> PROBLEM DETAILS:
Pull out all lines from the listing below in which the word "code" appears.

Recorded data
□ □ □ □ □

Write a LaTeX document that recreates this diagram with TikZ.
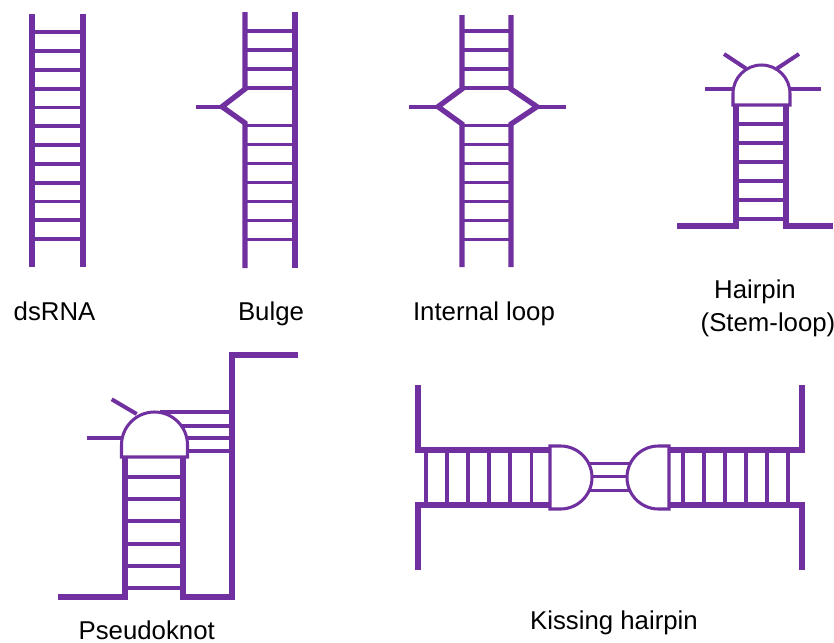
\documentclass[tikz,border=0pt]{standalone}
\usepackage{fontspec}
\setmainfont{Liberation Sans}
\usepackage{xcolor}
\usepackage{tikz}
\definecolor{rnapurple}{RGB}{112,48,160}
\tikzstyle{strand}   = [draw=rnapurple, line width=4.5pt]
\tikzstyle{pair}     = [draw=rnapurple, line width=3.4pt]
\tikzstyle{loopline} = [draw=rnapurple, line width=2.6pt]
\tikzstyle{rnalabel} = [anchor=base, inner sep=0pt, font=\fontsize{22}{26}\selectfont]
\tikzset{every node/.style={align=center}}

\begin{document}
\begin{tikzpicture}[x=0.03cm, y=0.03cm]
    \useasboundingbox (0,0) rectangle (834,-643);

    % dsRNA
    \draw [strand] (32,-14) -- (32,-267);
    \draw [strand] (83,-14) -- (83,-267);
    \foreach \k in {0,...,11}
        \draw [pair] (32,{-32.3-18.8*\k}) -- (83,{-32.3-18.8*\k});

    % bulge
    \draw [strand] (295,-12) -- (295,-268);
    \draw [strand] (245,-12) -- (245,-89) -- (222,-106.7) -- (245,-123) -- (245,-268);
    \draw [pair]   (196,-106.7) -- (222,-106.7);
    \foreach \y in {31,50,69,88}
        \draw [pair] (245,-\y) -- (295,-\y);
    \foreach \k in {0,...,6}
        \draw [pair] (245,{-125.5-19*\k}) -- (295,{-125.5-19*\k});

    % internal loop
    \draw [strand] (462,-15) -- (462,-89) -- (438,-106.7) -- (462,-124) -- (462,-267);
    \draw [strand] (511,-15) -- (511,-89) -- (537,-106.7) -- (511,-124) -- (511,-267);
    \draw [pair]   (409,-106.7) -- (438,-106.7);
    \draw [pair]   (537,-106.7) -- (566,-106.7);
    \foreach \y in {31,50,69,88}
        \draw [pair] (462,-\y) -- (511,-\y);
    \foreach \k in {0,...,6}
        \draw [pair] (462,{-125.5-19*\k}) -- (511,{-125.5-19*\k});

    % hairpin
    \draw [strand] (677,-226) -- (736,-226) -- (736,-105);
    \draw [strand] (786,-105) -- (786,-226) -- (833,-226);
    \foreach \k in {0,...,5}
        \draw [pair] (736,{-124-19*\k}) -- (786,{-124-19*\k});
    \draw [loopline] (733,-105) -- (733,-93.5) arc (180:0:28.5) -- (790,-105) -- cycle;
    \draw [pair] (705,-89.3) -- (733,-89.3);
    \draw [pair] (790,-89.3) -- (821,-89.3);
    \draw [pair] (724,-54) -- (746,-68.5);
    \draw [pair] (777,-68.5) -- (799,-54);

    % pseudoknot
    \draw [strand] (58,-597) -- (125,-597) -- (125,-457);
    \draw [strand] (183,-457) -- (183,-597) -- (232,-597) -- (232,-355) -- (298,-355);
    \foreach \k in {0,...,5}
        \draw [pair] (125,{-477-22.2*\k}) -- (183,{-477-22.2*\k});
    \draw [loopline] (121.5,-457) -- (121.5,-445) arc (180:0:33) -- (187.5,-457) -- cycle;
    \draw [pair] (160,-412.3) -- (232,-412.3);
    \draw [pair] (181,-425.7) -- (232,-425.7);
    \draw [pair] (187,-438.3) -- (232,-438.3);
    \draw [pair] (187.5,-450.7) -- (232,-450.7);
    \draw [pair] (111.7,-399.3) -- (136.7,-414);
    \draw [pair] (86.7,-438.3) -- (121.5,-438.3);

    % kissing hairpin
    \draw [strand] (418,-385) -- (418,-450) -- (550,-450);
    \draw [strand] (418,-570) -- (418,-505) -- (550,-505);
    \draw [strand] (802,-385) -- (802,-450) -- (669,-450);
    \draw [strand] (802,-570) -- (802,-505) -- (669,-505);
    \foreach \k in {0,...,5} {
        \draw [pair] ({426+21.1*\k},-450) -- ({426+21.1*\k},-505);
        \draw [pair] ({682.7+21.1*\k},-450) -- ({682.7+21.1*\k},-505);
    }
    \draw [loopline] (550,-446) -- (560.5,-446) arc (90:-90:31.5) -- (550,-509) -- cycle;
    \draw [loopline] (669,-446) -- (658.5,-446) arc (90:270:31.5) -- (669,-509) -- cycle;
    \draw [loopline] (588.6,-463.3) -- (630.9,-463.3);
    \draw [loopline] (592,-476.7) -- (627.5,-476.7);
    \draw [loopline] (589.1,-490.7) -- (630.4,-490.7);

    % captions
    \node (ds)      at (54.5,-320)  [rnalabel] {dsRNA};
    \node (bulge)   at (271,-320)   [rnalabel] {Bulge};
    \node (inner)   at (484,-320)   [rnalabel] {Internal loop};
    \node (hairpin) at (755,-298)   [rnalabel] {Hairpin};
    \node (stem)    at (768,-331)   [rnalabel] {(Stem-loop)};
    \node (pknot)   at (146.7,-639) [rnalabel] {Pseudoknot};
    \node (kiss)    at (614,-629)   [rnalabel] {Kissing hairpin};
\end{tikzpicture}
\end{document}
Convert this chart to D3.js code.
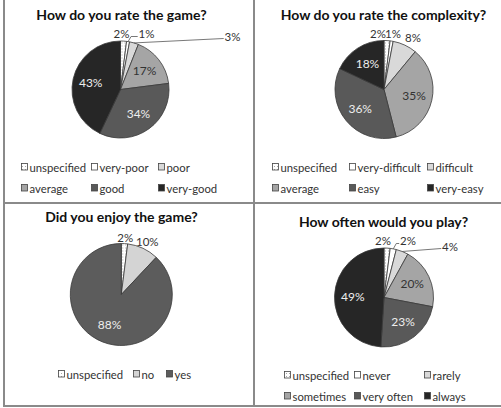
<!DOCTYPE html>
<html>
<head>
<meta charset="utf-8">
<script src="https://cdn.jsdelivr.net/npm/d3@7"></script>
<style>
  html, body { margin: 0; padding: 0; background: #fff; }
  svg { display: block; font-family: Lato, "Open Sans", sans-serif; }
</style>
</head>
<body>
<div id="chart"></div>
<script>
// chart data
const titles = [
  'How do you rate the game?',
  'How do you rate the complexity?',
  'Did you enjoy the game?',
  'How often would you play?'
];

const gameCategories = ['unspecified', 'very-poor', 'poor', 'average', 'good', 'very-good'];
const gameValues = [2, 1, 3, 17, 34, 43];

const complexityCategories = ['unspecified', 'very-difficult', 'difficult', 'average', 'easy', 'very-easy'];
const complexityValues = [2, 1, 8, 35, 36, 18];

const enjoyCategories = ['unspecified', 'no', 'yes'];
const enjoyValues = [2, 10, 88];

const playCategories = ['unspecified', 'never', 'rarely', 'sometimes', 'very often', 'always'];
const playValues = [2, 2, 4, 20, 23, 49];

// fill per category (greyscale like the original)
const shade = {
  'unspecified': 'url(#dots)',
  'very-poor': '#ffffff', 'very-difficult': '#ffffff', 'never': '#ffffff',
  'poor': '#d9d9d9', 'difficult': '#d9d9d9', 'rarely': '#d9d9d9', 'no': '#d4d4d4',
  'average': '#a5a5a5', 'sometimes': '#a5a5a5',
  'good': '#595959', 'easy': '#595959', 'very often': '#595959', 'yes': '#5c5c5c',
  'very-good': '#262626', 'very-easy': '#262626', 'always': '#262626'
};
const darkText = new Set(['#595959', '#5c5c5c', '#262626']);

// layout of the four panels
const panels = [
  { cats: gameCategories, vals: gameValues, cx: 120.5, cy: 89.5, r: 48.5, ty: 20,
    legend: { rows: [168, 189], cols: [21, 91, 158] },
    // outside labels: index -> [label x, label y] offset from centre, leader or not
    outside: { 0: [1, -56, false], 1: [26, -56, true], 2: [112, -53, true] } },
  { cats: complexityCategories, vals: complexityValues, cx: 384, cy: 89.5, r: 49, ty: 20,
    legend: { rows: [168, 189], cols: [272, 349, 427] },
    outside: { 0: [-6, -56, false], 1: [9, -56, false], 2: [29, -52, false] } },
  { cats: enjoyCategories, vals: enjoyValues, cx: 121.3, cy: 294.5, r: 51, ty: 222,
    legend: { rows: [375], cols: [58, 133, 166] },
    outside: { 0: [4, -57, false], 1: [26, -53, false] } },
  { cats: playCategories, vals: playValues, cx: 384, cy: 297.5, r: 49.5, ty: 227,
    legend: { rows: [376, 397], cols: [284, 354, 424] },
    outside: { 0: [-1, -57, false], 1: [24, -57, true], 2: [66, -51, true] } }
];

const width = 501;
const height = 408;

const svg = d3.select('#chart')
  .append('svg')
  .attr('width', width)
  .attr('height', height);

// dotted pattern for "unspecified"
const pat = svg.append('defs').append('pattern')
  .attr('id', 'dots')
  .attr('width', 3).attr('height', 3)
  .attr('patternUnits', 'userSpaceOnUse');
pat.append('rect').attr('width', 3).attr('height', 3).attr('fill', '#fff');
pat.append('rect').attr('x', 1).attr('y', 1).attr('width', 0.8).attr('height', 0.8).attr('fill', '#777');

// panel frame
const frame = svg.append('g')
  .attr('stroke', '#8a8a8a')
  .attr('stroke-width', 2)
  .attr('fill', 'none');
frame.append('line').attr('x1', 4).attr('y1', 0).attr('x2', 4).attr('y2', 406);
frame.append('line').attr('x1', 254).attr('y1', 0).attr('x2', 254).attr('y2', 406);
frame.append('line').attr('x1', 4).attr('y1', 203).attr('x2', 501).attr('y2', 203);
frame.append('line').attr('x1', 3).attr('y1', 406).attr('x2', 501).attr('y2', 406);

const pie = d3.pie().sort(null).value(d => d.v);

panels.forEach((p, i) => {
  const data = p.cats.map((c, k) => ({ c, v: p.vals[k] }));
  const arcs = pie(data);
  const arc = d3.arc().innerRadius(0).outerRadius(p.r);
  const g = svg.append('g').attr('transform', `translate(${p.cx},${p.cy})`);

  // title
  svg.append('text')
    .attr('x', i % 2 === 0 ? 121.5 : 383.5)
    .attr('y', p.ty)
    .attr('text-anchor', 'middle')
    .attr('font-size', 14)
    .attr('font-weight', 'bold')
    .attr('fill', '#111')
    .text(titles[i]);

  // slices
  g.selectAll('path')
    .data(arcs)
    .enter()
    .append('path')
    .attr('d', arc)
    .attr('fill', d => shade[d.data.c])
    .attr('stroke', '#3a3a3a')
    .attr('stroke-width', 0.8);

  // labels
  arcs.forEach((d, k) => {
    const mid = (d.startAngle + d.endAngle) / 2;
    const label = d.data.v + '%';
    const o = p.outside[k];
    if (o) {
      const lx = o[0];
      const ly = o[1];
      if (o[2]) {
        const ex = Math.sin(mid) * p.r;
        const ey = -Math.cos(mid) * p.r;
        const tx = lx - (label.length * 3.4) - 2;
        const pts = k === 1
          ? [[ex, ey], [ex + 3, ly + 3], [tx, ly + 3]]
          : [[ex, ey], [tx, ly + 2]];
        g.append('polyline')
          .attr('points', pts.map(q => q.join(',')).join(' '))
          .attr('fill', 'none')
          .attr('stroke', '#555')
          .attr('stroke-width', 0.8);
      }
      g.append('text')
        .attr('x', lx).attr('y', ly)
        .attr('dy', '0.35em')
        .attr('text-anchor', 'middle')
        .attr('font-size', 11.5)
        .attr('fill', '#333')
        .text(label);
    } else {
      const rr = p.r * 0.63;
      g.append('text')
        .attr('x', Math.sin(mid) * rr)
        .attr('y', -Math.cos(mid) * rr)
        .attr('dy', '0.35em')
        .attr('text-anchor', 'middle')
        .attr('font-size', 12)
        .attr('fill', darkText.has(shade[d.data.c]) ? '#eeeeee' : '#333')
        .text(label);
    }
  });

  // legend
  const ncol = p.legend.cols.length;
  p.cats.forEach((c, k) => {
    const lx = p.legend.cols[k % ncol];
    const ly = p.legend.rows[Math.floor(k / ncol)];
    svg.append('rect')
      .attr('x', lx + 0.5).attr('y', ly - 4.5)
      .attr('width', 6).attr('height', 6.5)
      .attr('fill', shade[c])
      .attr('stroke', '#444')
      .attr('stroke-width', 0.8);
    svg.append('text')
      .attr('x', lx + 8.5).attr('y', ly)
      .attr('dy', '0.33em')
      .attr('font-size', 11.3)
      .attr('fill', '#333')
      .text(c);
  });
});
</script>
</body>
</html>
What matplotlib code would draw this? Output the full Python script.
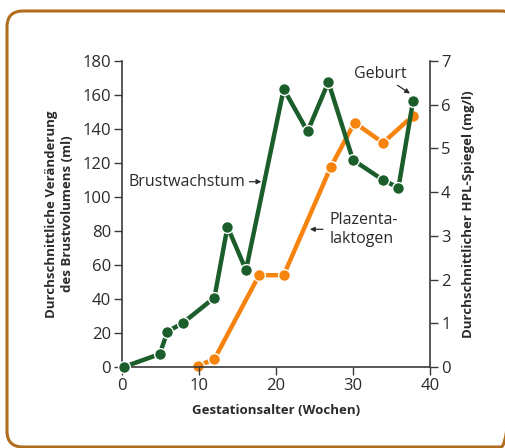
import matplotlib
matplotlib.use("Agg")
import matplotlib.pyplot as plt
from matplotlib.patches import FancyBboxPatch

plt.rcParams['font.family'] = ['Open Sans', 'DejaVu Sans']

# Brustwachstum (linke Achse, ml)
brust_wochen = [0.2, 4.9, 5.9, 7.9, 12.0, 13.7, 16.1, 21.0, 24.1, 26.8, 30.0, 33.9, 35.9, 37.8]
brust_ml = [0, 7.6, 20.8, 25.9, 40.8, 82.5, 57, 163.5, 138.6, 167.6, 121.8, 110, 105.5, 156.5]

# Plazentalaktogen (rechte Achse, mg/l)
hpl_wochen = [9.9, 12.0, 17.8, 21.0, 27.1, 30.2, 33.9, 37.8]
hpl_mgl = [0.03, 0.18, 2.1, 2.1, 4.57, 5.59, 5.13, 5.75]

green = '#1b5e2b'
orange = '#f7830f'
bg = '#ebd1b6'
txt = '#2b2b2b'

fig = plt.figure(figsize=(5.05, 4.48), dpi=100)

# rahmen in pixel-koordinaten
frame = fig.add_axes([0, 0, 1, 1])
frame.set_xlim(0, 505)
frame.set_ylim(448, 0)
frame.axis('off')
frame.add_patch(FancyBboxPatch((7, 11), 510, 436,
                               boxstyle='round,pad=0,rounding_size=16',
                               fill=False, edgecolor='#b06d1e', lw=2.2, clip_on=False))

ax1 = fig.add_axes([0.2416, 0.1808, 0.6099, 0.6830])
ax2 = ax1.twinx()

ax1.set_xlim(0, 40)
ax1.set_ylim(0, 180)
ax1.set_xticks([0, 10, 20, 30, 40])
ax1.set_yticks(range(0, 181, 20))
ax2.set_ylim(0, 7)
ax2.set_yticks(range(0, 8))

ax2.set_facecolor(bg)
for xv in [10, 20, 30]:
    ax2.axvline(xv, color='white', lw=1.0, zorder=1)
ax2.plot(hpl_wochen, hpl_mgl, color=orange, lw=3.2, marker='o', ms=8.5,
         mfc=orange, mec='white', mew=1, zorder=3, clip_on=False)

ax1.set_zorder(ax2.get_zorder() + 1)
ax1.patch.set_visible(False)
ax1.plot(brust_wochen, brust_ml, color=green, lw=3.2, marker='o', ms=8.5,
         mfc=green, mec='white', mew=1, zorder=4, clip_on=False)

for a in (ax1, ax2):
    a.spines['top'].set_visible(False)
    for s in ['left', 'right', 'bottom']:
        a.spines[s].set_color('#3a3a3a')
        a.spines[s].set_linewidth(1.2)
    a.tick_params(direction='out', length=6, width=1, colors='#3a3a3a',
                  labelsize=12, labelcolor=txt, pad=2)
ax1.spines['right'].set_visible(False)
ax2.spines['left'].set_visible(False)
ax2.spines['bottom'].set_visible(False)

ax1.set_xlabel('Gestationsalter (Wochen)', fontsize=9.5, fontweight='bold', color=txt, labelpad=7)
ax1.set_ylabel('Durchschnittliche Veränderung\ndes Brustvolumens (ml)', fontsize=9.5,
               fontweight='bold', color=txt, labelpad=6, linespacing=1.3)
ax2.set_ylabel('Durchschnittlicher HPL-Spiegel (mg/l)', fontsize=9.5,
               fontweight='bold', color=txt, labelpad=8)

ax1.annotate('Geburt', xy=(37.7, 160), xytext=(33.5, 172.5), fontsize=11.5, color=txt,
             ha='center', va='center',
             arrowprops=dict(arrowstyle='-|>', color=txt, lw=0.9, mutation_scale=7,
                             shrinkA=1, shrinkB=2))
ax1.annotate('Brustwachstum', xy=(18.1, 109), xytext=(16.0, 109), fontsize=11.5, color=txt,
             ha='right', va='center',
             arrowprops=dict(arrowstyle='-|>', color=txt, lw=0.9, mutation_scale=7,
                             shrinkA=1, shrinkB=0))
ax1.annotate('Plazenta-\nlaktogen', xy=(24.4, 81), xytext=(27.0, 81), fontsize=11.5, color=txt,
             ha='left', va='center', linespacing=1.2,
             arrowprops=dict(arrowstyle='-|>', color=txt, lw=0.9, mutation_scale=7,
                             shrinkA=3, shrinkB=0))

fig.savefig('out.png', dpi=100)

□ □ □ □ □

> RESPONSE BELOW:
Convert this chart to D3.js code.
What matplotlib code would draw this? Output the full Python script.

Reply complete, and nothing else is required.